Congressman James Sensenbrenner has a double chin.

Normally, I wouldn’t point that out – but an incident involving the Wisconsin Republican just before the holiday break made his weight fair game. (Even though this story occurred late last month, I thought it was worth addressing on the blog.)

Seems Mr. Sensenbrenner was speaking rather loudly on his cell phone in the Delta Lounge at Washington, D.C.’s Reagan National Airport. Unfortunately for him, a Democratic operative was nearby and heard every word.

According to Fishbowl DC, he shouted into the phone that:

“A woman approached him and praised first lady Michelle Obama. He told the woman that Michelle should practice what she preaches — “she lectures us on eating right while she has a large posterior herself.”


First, I’m pretty sure it’s never appropriate for a male lawmaker to comment on the First Lady’s behind.

Second, is Mr. Sensenbrenner really arguing that Michelle Obama is overweight, and thus the wrong messenger for an “eat healthy” message?

Mr. Sensenbrenner’s spokesperson sent Fishbowl DC the following statement about the incident:

“Mr. Sensenbrenner was referring to the First Lady’s healthy food initiative. He doesn’t think the government should be telling Americans what to eat. While he may not agree with all of her initiatives, he plans to contact the First Lady’s office to apologize for his comments.”

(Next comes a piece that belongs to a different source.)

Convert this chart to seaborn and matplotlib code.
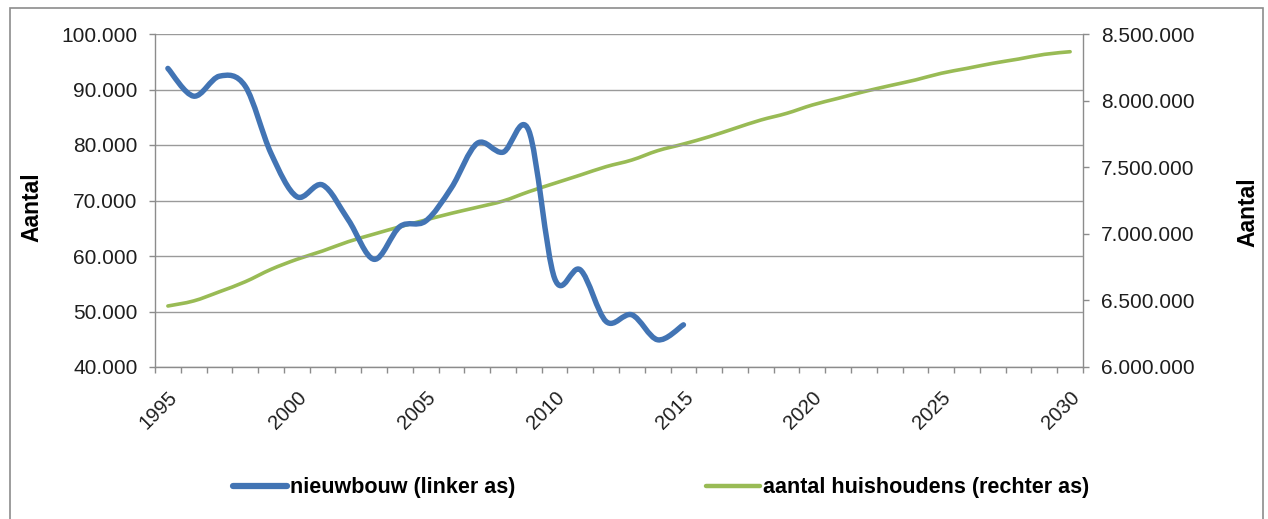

I won’t spend a lot of time dissecting that half-apology. Ms. Obama is hardly telling Americans what to eat any more than Nancy Reagan told Americans not to take drugs or Laura Bush told American parents to read to their children. And given that more than one-in-three Americans is obese, which costs Americans and businesses tens of billions of dollars per year (or more) in health care costs, I’m glad she’s trying to help.

But since this is a media training blog, here’s the real moral of this story: Anything you say in public can and will be used against you.

As I wrote in an earlier story (which also contained the tale of my own public gaffe), I’m constantly amazed by what I observe in public – lawyers on packed Amtrak cars discussing sensitive cases loudly on their cell phones, businessmen working on documents marked “confidential” in plain sight on airplanes, and politicos hashing out controversial strategy over lunch within earshot of fellow diners.

Those people have no idea who I am. I could be their opposing counsel, or their direct business competitor, or a political reporter. And if I can use the information I learn against them, I will.

Remember – you’re not only on-the-record when you’re being interviewed. If you’re in a visible position, you’re on-the-record every time you open your mouth.